In den vergangenen drei Wochen sind die belgischen Klassikfans wahrlich auf ihre Kosten gekommen: 166 junge Cellistinnen und Cellisten aus aller Welt haben ihr Bestes gegeben, um das Finale eines der schwierigsten Solistenwettbewerbe der Welt zu erreichen. Und die Leistungen waren im Generellen hervorragend, mit einigen absoluten Highlights bereits in der Vorrunde und im Halbfinale.
Die international besetzte Jury des "Concours Reine Elisabeth" war wahrlich nicht zu beneiden, denn aus dieser großen Anzahl an talentierten jungen Musikern musste sie ganze zwölf auswählen, die in dieser Woche um den Sieg bei dem Brüsseler Wettbewerb kämpfen werden. Und was uns Belgier ganz besonders freuen dürfte: Auch Stéphanie Huang, die einzige belgische Kandidatin bei der diesjährigen Ausgabe des Wettbewerbs, hat es bis ins Finale geschafft. Das hat sie unter anderem einer hervorragenden Leistung im Halbfinale zu verdanken, bei dem sie eine strahlende Interpretation von Joseph Haydns zweitem Cello-Konzert ablieferte.
Mit dem Einzug ins Finale tut Stéphanie Huang es ihrer älteren Schwester Sylvia gleich, die vor drei Jahren beim Königin-Elisabeth-Wettbewerb für Violine ebenfalls die letzte Runde erreichte und dort zwar nicht unter den ersten sechs Preisträgern landete, aber dennoch mit ihrer Leistung mehr als überzeugte und schließlich die beiden Publikumspreise gewann.
A propos Preise: Nicht nur das Ansehen als Gewinner des Brüsseler Wettbewerbs ist enorm, auch das Preisgeld ist nicht von der Hand zu weisen: Der Sieger erhält aus den Händen der belgischen Königin Mathilde das stattliche Preisgeld von 25.000 Euro, und die Kandidaten auf den Plätzen zwei bis sechs erhalten immerhin noch eine Summe zwischen 20.000 und 8.000 Euro, die von einer belgischen Adelsfamilie und den verschiedenen Regierungen des Landes gestiftet wird.
Zwölf junge Cellistinnen und Cellisten wetteifern nun also in dieser Woche um den Titel - drei junge Damen und neun Männer.
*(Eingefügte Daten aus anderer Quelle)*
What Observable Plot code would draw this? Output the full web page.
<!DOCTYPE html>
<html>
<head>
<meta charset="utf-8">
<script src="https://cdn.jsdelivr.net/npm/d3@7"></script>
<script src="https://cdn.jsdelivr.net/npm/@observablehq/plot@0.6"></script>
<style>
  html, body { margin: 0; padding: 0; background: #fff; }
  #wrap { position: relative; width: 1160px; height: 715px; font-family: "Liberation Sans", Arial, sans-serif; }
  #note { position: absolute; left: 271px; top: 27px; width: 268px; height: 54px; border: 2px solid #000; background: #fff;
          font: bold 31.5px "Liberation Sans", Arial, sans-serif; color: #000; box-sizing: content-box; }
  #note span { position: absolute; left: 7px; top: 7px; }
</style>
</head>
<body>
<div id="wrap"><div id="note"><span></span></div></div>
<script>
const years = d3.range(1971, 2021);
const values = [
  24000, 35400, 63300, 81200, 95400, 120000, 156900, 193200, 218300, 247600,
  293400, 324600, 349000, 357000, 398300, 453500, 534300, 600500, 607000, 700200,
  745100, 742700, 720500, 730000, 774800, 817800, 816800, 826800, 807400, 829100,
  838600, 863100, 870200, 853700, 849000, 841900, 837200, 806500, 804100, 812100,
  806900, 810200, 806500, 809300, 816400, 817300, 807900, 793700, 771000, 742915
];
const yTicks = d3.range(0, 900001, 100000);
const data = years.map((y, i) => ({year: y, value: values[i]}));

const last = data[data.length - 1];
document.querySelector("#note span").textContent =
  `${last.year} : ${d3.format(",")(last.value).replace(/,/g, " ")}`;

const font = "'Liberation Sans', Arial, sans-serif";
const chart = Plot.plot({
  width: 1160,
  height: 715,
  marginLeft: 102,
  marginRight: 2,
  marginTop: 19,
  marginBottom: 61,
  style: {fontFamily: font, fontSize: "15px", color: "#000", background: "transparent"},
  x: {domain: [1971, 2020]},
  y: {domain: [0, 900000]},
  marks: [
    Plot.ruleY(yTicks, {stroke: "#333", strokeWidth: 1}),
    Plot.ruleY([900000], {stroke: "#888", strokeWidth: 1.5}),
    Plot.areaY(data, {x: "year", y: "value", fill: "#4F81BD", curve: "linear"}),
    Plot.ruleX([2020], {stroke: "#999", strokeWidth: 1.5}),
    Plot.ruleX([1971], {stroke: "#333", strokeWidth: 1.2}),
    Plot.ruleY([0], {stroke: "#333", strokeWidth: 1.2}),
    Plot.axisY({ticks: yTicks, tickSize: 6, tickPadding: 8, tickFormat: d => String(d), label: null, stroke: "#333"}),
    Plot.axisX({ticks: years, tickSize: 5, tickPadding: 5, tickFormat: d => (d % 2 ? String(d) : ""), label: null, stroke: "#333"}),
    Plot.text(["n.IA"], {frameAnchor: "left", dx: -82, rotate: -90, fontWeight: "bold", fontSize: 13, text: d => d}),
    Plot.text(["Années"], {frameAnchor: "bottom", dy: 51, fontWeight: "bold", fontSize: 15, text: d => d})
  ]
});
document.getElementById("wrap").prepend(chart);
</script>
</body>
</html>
Und während vor fünf Jahren, bei der ersten Ausgabe des Königin Elisabeth-Wettbewerbs für Cello, noch insgesamt vier Franzosen unter den letzten zwölf waren, unter anderem der spätere Sieger Victor Julien-Laferrière, so hat es in diesem Jahr kein einziger der französischen Kandidaten bis ins Finale geschafft. Stattdessen beherrscht Südkorea mit vier Finalisten den Wettbewerb, und fast alle übrigen Finalisten stammen aus eher kleinen Nationen, wie etwa Österreich, Estland, Serbien, der Schweiz, Kanada, China, der Ukraine - und eben Belgien.
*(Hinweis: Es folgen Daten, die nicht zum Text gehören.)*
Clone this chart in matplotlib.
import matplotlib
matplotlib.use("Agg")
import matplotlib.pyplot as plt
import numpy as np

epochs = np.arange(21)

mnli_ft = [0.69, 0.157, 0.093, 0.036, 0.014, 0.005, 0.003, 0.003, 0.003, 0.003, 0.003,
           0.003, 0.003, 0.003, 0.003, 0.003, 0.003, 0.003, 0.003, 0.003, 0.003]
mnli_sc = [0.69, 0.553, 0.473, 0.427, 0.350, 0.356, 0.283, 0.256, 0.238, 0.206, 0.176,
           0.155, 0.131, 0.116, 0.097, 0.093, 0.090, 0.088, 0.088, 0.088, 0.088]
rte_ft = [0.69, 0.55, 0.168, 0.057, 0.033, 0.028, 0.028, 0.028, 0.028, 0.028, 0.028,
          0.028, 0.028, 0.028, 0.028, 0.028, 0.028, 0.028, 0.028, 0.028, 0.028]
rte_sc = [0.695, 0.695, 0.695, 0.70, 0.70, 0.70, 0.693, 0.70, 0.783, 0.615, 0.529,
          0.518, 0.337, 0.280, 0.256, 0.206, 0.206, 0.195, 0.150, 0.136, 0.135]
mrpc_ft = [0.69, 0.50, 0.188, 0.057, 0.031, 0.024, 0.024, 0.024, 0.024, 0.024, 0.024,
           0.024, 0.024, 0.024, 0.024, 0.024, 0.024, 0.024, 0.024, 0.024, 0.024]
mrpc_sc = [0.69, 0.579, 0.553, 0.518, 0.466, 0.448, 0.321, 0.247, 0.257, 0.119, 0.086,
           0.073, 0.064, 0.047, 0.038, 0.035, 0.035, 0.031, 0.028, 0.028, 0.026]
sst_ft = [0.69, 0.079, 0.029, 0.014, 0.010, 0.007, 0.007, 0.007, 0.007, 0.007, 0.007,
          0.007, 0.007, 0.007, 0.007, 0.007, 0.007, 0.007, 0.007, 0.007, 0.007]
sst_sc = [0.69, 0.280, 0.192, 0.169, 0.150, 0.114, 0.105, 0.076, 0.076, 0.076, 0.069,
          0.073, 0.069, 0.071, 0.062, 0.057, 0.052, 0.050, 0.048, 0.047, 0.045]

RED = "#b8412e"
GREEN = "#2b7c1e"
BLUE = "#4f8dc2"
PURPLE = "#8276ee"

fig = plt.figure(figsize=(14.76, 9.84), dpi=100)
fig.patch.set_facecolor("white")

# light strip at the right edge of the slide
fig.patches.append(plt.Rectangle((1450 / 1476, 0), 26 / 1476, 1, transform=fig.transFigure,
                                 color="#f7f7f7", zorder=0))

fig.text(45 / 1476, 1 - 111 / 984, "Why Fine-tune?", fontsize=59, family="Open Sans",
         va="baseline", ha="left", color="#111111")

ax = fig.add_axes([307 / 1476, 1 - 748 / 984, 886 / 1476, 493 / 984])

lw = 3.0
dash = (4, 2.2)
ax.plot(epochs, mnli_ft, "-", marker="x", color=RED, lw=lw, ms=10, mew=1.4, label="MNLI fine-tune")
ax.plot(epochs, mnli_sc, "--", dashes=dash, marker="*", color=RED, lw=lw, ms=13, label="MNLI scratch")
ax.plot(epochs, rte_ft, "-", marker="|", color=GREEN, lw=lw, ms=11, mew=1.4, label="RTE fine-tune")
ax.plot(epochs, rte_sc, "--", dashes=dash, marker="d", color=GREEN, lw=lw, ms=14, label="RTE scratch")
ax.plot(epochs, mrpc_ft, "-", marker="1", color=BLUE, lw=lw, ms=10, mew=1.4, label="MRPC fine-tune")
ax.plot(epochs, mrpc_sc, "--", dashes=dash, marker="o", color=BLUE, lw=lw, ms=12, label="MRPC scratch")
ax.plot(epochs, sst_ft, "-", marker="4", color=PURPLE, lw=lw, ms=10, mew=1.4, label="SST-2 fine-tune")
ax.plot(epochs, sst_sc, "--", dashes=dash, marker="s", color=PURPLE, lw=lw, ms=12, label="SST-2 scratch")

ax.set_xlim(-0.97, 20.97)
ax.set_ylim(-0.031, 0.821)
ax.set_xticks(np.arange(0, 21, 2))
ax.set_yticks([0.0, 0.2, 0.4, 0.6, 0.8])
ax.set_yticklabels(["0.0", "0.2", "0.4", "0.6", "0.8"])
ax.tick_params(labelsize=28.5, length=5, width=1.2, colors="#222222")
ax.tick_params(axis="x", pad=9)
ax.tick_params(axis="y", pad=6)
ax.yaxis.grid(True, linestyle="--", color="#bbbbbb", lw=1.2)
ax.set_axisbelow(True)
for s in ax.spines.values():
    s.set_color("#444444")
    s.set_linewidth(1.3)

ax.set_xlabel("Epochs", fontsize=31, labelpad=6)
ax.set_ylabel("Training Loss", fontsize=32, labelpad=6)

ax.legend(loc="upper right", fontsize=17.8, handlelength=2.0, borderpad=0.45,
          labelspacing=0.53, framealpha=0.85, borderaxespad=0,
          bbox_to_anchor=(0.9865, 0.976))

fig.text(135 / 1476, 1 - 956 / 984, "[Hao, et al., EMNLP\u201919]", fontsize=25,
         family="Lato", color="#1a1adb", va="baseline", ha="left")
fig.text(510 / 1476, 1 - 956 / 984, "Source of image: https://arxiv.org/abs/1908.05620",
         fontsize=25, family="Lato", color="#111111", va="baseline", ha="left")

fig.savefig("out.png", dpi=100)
In diesem Finale treten alle Kandidaten in Begleitung des Brussels Philharmonic unter der Leitung von dessen ausscheidendem Chefdirigenten Stéphane Denève auf. Auf dem Programm steht jeweils neben einem Cello-Konzert nach Wahl auch ein Pflichtwerk, eine neue Komposition des Deutschen Jörg Widmann; die Noten von diesem bisher unveröffentlichten Werk haben die Kandidaten erst genau sieben Tage vor ihrem Finalauftritt erhalten, und während dieser einen Woche bereiten sie sich in der Abgeschiedenheit der Chapelle Musicale Reine Elisabeth in Waterloo auf ihren Auftritt vor.
Die Welterstaufführung des Pflichtwerks findet also am Montagabend um 20 Uhr im Bozar in Brüssel statt, wenn der Koreaner Taeguk Mun als erster Finalist versuchen wird, Jury und Publikum zu überzeugen. Am Dienstagabend kommt dann die Stunde der Wahrheit für Stéphanie Huang; sie präsentiert uns neben dem Pflichtwerk von Widmann als Wahlwerk eines der bekanntesten Cello-Konzerte überhaupt, das 2. Konzert von Antonín Dvořák.
Am kommenden Samstag schließlich, nach dem Finalauftritt von Yibai Chen aus China, wird die Jury gegen Mitternacht bekannt geben, wer nach Victor Julien-Laferrière als zweiter Cellist überhaupt als Sieger in die Geschichte des "Concours Reine Elisabeth" eingehen wird. Unsere Landsfrau Stéphanie Huang zählt zwar nicht zu den absoluten Favoriten, aber wer weiß, Überraschungen gibt es auch bei internationalen Musik-Wettbewerben immer wieder.